In private letter ruling (PLR) 201436033, the IRS considered a
transaction that involved the back-to-back distributions of a real
estate investment trust (REIT). In the first distribution under the
facts of the ruling, a partnership distributed a newly formed REIT
(Controlled) to the partnership's partners, one of which was
another REIT (Distributing). In a second distribution, Distributing
distributed its stock in Controlled to Distributing's
shareholders pro-rata. The IRS ruled that Distributing's
distribution of Controlled qualified as a tax-free spinoff under
Section 355.
Distributing was the sole general partner in the partnership. To
separate the business lines of the partnership, the partnership
contributed certain assets and liabilities to Controlled.

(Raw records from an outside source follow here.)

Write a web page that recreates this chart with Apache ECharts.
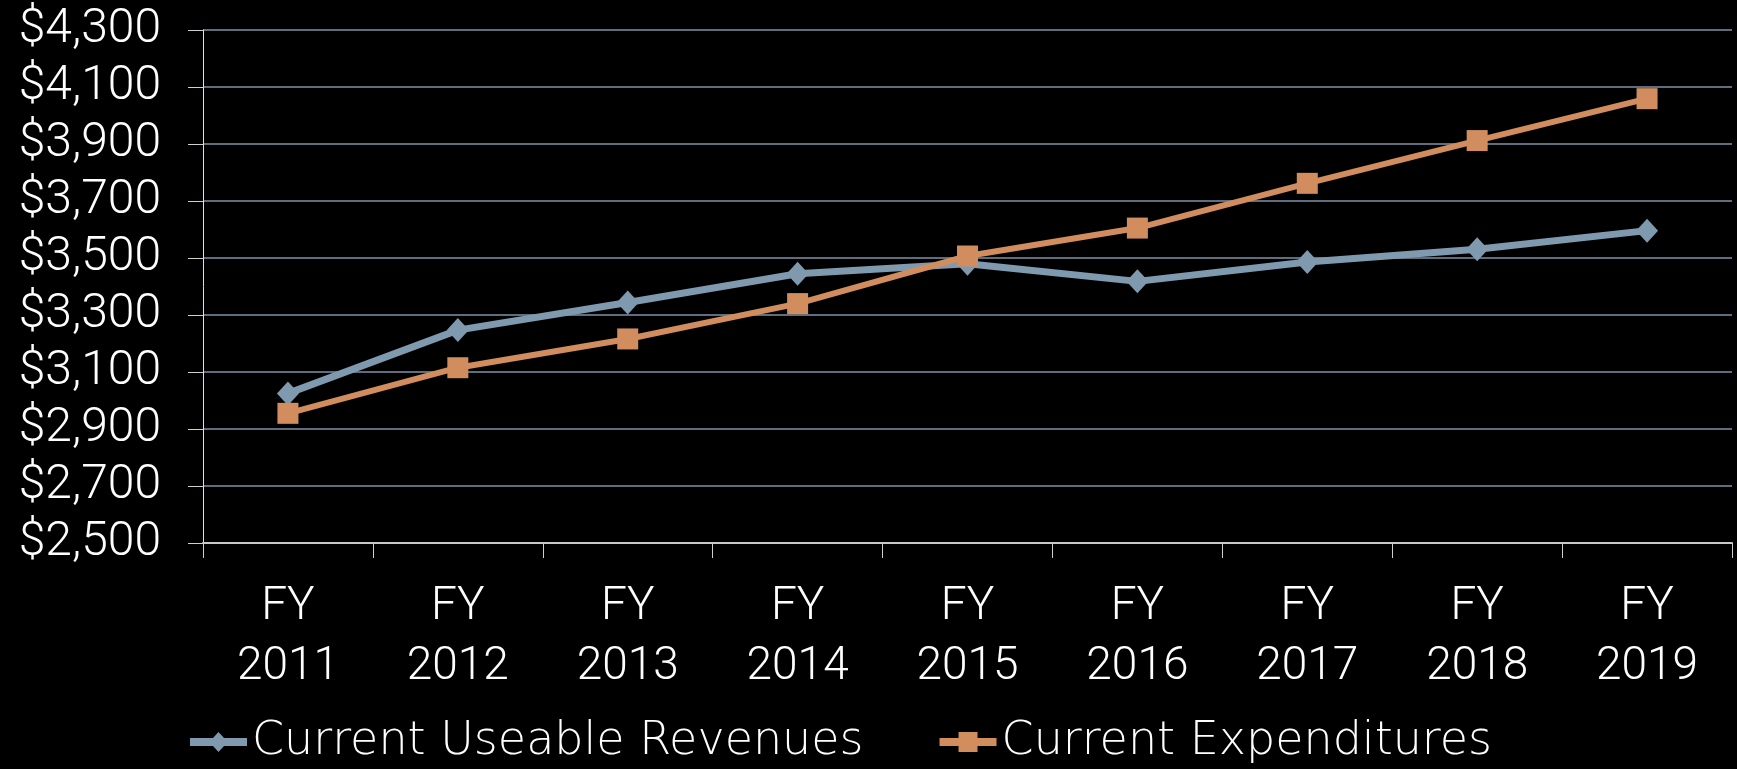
<!DOCTYPE html>
<html>
<head>
<meta charset="utf-8">
<script src="https://cdn.jsdelivr.net/npm/echarts@6/dist/echarts.min.js"></script>
<style>
  html, body { margin: 0; padding: 0; background: #000; }
  #chart { width: 1737px; height: 769px; }
</style>
</head>
<body>
<div id="chart"></div>
<script>
const years = ["FY\n2011", "FY\n2012", "FY\n2013", "FY\n2014", "FY\n2015", "FY\n2016", "FY\n2017", "FY\n2018", "FY\n2019"];
const revenues = [3025, 3247, 3344, 3445, 3480, 3418, 3486, 3531, 3596];
const expenditures = [2955, 3115, 3216, 3340, 3507, 3605, 3762, 3912, 4059];

const chart = echarts.init(document.getElementById("chart"));
const font = "Roboto";

// legend icons: thick line with the marker in the middle
const iconDiamond = "path://M0,6L23,6L28.5,0L34,6L57,6L57,14L34,14L28.5,20L23,14L0,14Z";
const iconSquare = "path://M0,6L19,6L19,0L38,0L38,6L57,6L57,14L38,14L38,20L19,20L19,14L0,14Z";

const option = {
  backgroundColor: "#000",
  animation: false,
  grid: {
    left: 203,
    right: 5,
    top: 30,
    bottom: 226,
    containLabel: false,
    outerBoundsMode: "none",
  },
  legend: {
    left: 185,
    top: 714,
    itemWidth: 57,
    itemHeight: 20,
    itemGap: 76,
    textStyle: {
      color: "#fff",
      fontSize: 46,
      fontFamily: "DejaVu Sans",
      fontWeight: 200,
    },
    data: [
      { name: "Current Useable Revenues", icon: iconDiamond },
      { name: "Current Expenditures", icon: iconSquare },
    ],
  },
  xAxis: {
    type: "category",
    data: years,
    boundaryGap: true,
    axisLine: { lineStyle: { color: "#c8c8c8", width: 2 } },
    axisTick: { show: true, length: 15, lineStyle: { color: "#d0d0d0", width: 1 } },
    axisLabel: {
      color: "#fff",
      fontSize: 46,
      fontFamily: font,
      fontWeight: 300,
      lineHeight: 60,
      margin: 34,
      interval: 0,
    },
    splitLine: { show: false },
  },
  yAxis: {
    type: "value",
    min: 2500,
    max: 4300,
    interval: 200,
    axisLine: { show: true, lineStyle: { color: "#e0e0e0", width: 1 } },
    axisTick: { show: true, length: 15, lineStyle: { color: "#d0d0d0" } },
    axisLabel: {
      color: "#fff",
      fontSize: 48,
      fontFamily: font,
      fontWeight: 300,
      margin: 42,
      formatter: (v) => "$" + v.toLocaleString("en-US"),
    },
    splitLine: { lineStyle: { color: "#7f93a8", width: 1.5 } },
  },
  series: [
    {
      name: "Current Useable Revenues",
      type: "line",
      data: revenues,
      symbol: "diamond",
      symbolSize: [22, 24],
      color: "#7f99ae",
      lineStyle: { width: 7, color: "#7f99ae" },
      itemStyle: { color: "#7f99ae" },
      z: 3,
    },
    {
      name: "Current Expenditures",
      type: "line",
      data: expenditures,
      symbol: "rect",
      symbolSize: 21,
      color: "#d18d5e",
      lineStyle: { width: 6, color: "#d18d5e" },
      itemStyle: { color: "#d18d5e" },
      z: 4,
    },
  ],
};

chart.setOption(option);
</script>
</body>
</html>
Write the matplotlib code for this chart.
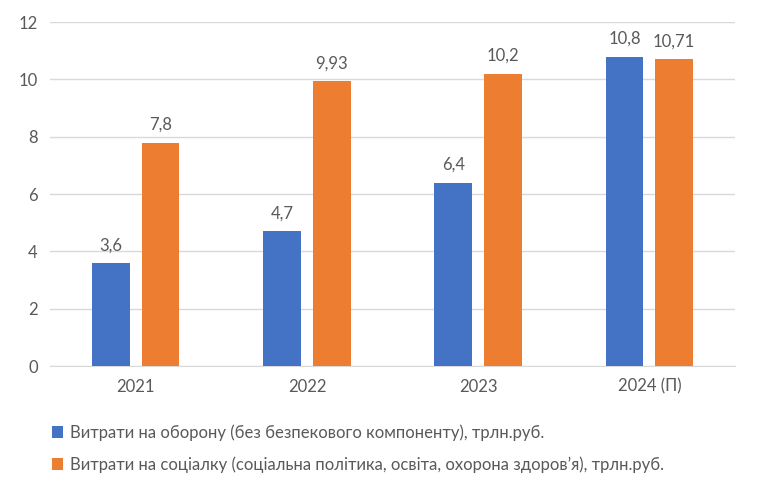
import matplotlib.pyplot as plt
import numpy as np

years = ["2021", "2022", "2023", "2024 (П)"]
defense = [3.6, 4.7, 6.4, 10.8]
social = [7.8, 9.93, 10.2, 10.71]
defense_labels = ["3,6", "4,7", "6,4", "10,8"]
social_labels = ["7,8", "9,93", "10,2", "10,71"]
legend_labels = [
    "Витрати на оборону (без безпекового компоненту), трлн.руб.",
    "Витрати на соціалку (соціальна політика, освіта, охорона здоров’я), трлн.руб.",
]

plt.rcParams['font.family'] = ['Lato', 'DejaVu Sans']
text_color = "#595959"
blue = "#4472C4"
orange = "#ED7D31"

fig = plt.figure(figsize=(7.6, 4.92), dpi=100)
ax = fig.add_axes([0.066, 0.256, 0.901, 0.699])

x = np.arange(len(years))
w = 0.22
off = 0.145
b1 = ax.bar(x - off, defense, w, color=blue, label=legend_labels[0], zorder=3)
b2 = ax.bar(x + off, social, w, color=orange, label=legend_labels[1], zorder=3)

for bars, labels in ((b1, defense_labels), (b2, social_labels)):
    for rect, lab in zip(bars, labels):
        ax.annotate(lab, (rect.get_x() + rect.get_width() / 2, rect.get_height()),
                    xytext=(0, 7), textcoords="offset points", ha="center", va="bottom",
                    fontsize=12, color=text_color)

ax.set_xlim(-0.5, 3.5)
ax.set_ylim(0, 12)
ax.set_yticks(range(0, 13, 2))
ax.set_xticks(x)
ax.set_xticklabels(years)
ax.tick_params(axis="both", length=0, labelsize=12, colors=text_color)
ax.tick_params(axis="x", pad=9)
ax.tick_params(axis="y", pad=9)
ax.grid(axis="y", color="#D9D9D9", linewidth=1, zorder=0)
for s in ("top", "right", "left"):
    ax.spines[s].set_visible(False)
ax.spines["bottom"].set_color("#D9D9D9")

fig.legend(loc="upper left", bbox_to_anchor=(0.068, 0.137), frameon=False, fontsize=12,
           labelcolor=text_color, handlelength=0.7, handleheight=0.7, handletextpad=0.4,
           labelspacing=0.9, borderaxespad=0, borderpad=0)

fig.savefig("out.png", dpi=100)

The
partnership then distributed all the outstanding stock of
Controlled pro-rata to its partners, which included Distributing
and various limited partners.
The IRS ruled that the second distribution, mentioned above, was a
tax-free spinoff under Section 355. Generally, to qualify as a
tax-free spinoff under Section 355, the distributing corporation
must control the controlled corporation "immediately
before" the spinoff and must not acquire such control in a
taxable acquisition during the five-year period preceding the
distribution.
Though not specifically stated in the PLR, Distributing presumably
owned at least 80% of the combined voting power and 80% of the
total number of shares of Controlled, constituting control as
defined by Section 368(c), immediately before the second
distribution. In addition, the PLR indicates that
Distributing's acquisition of newly formed Controlled from the
partnership does not violate Section 355's control test.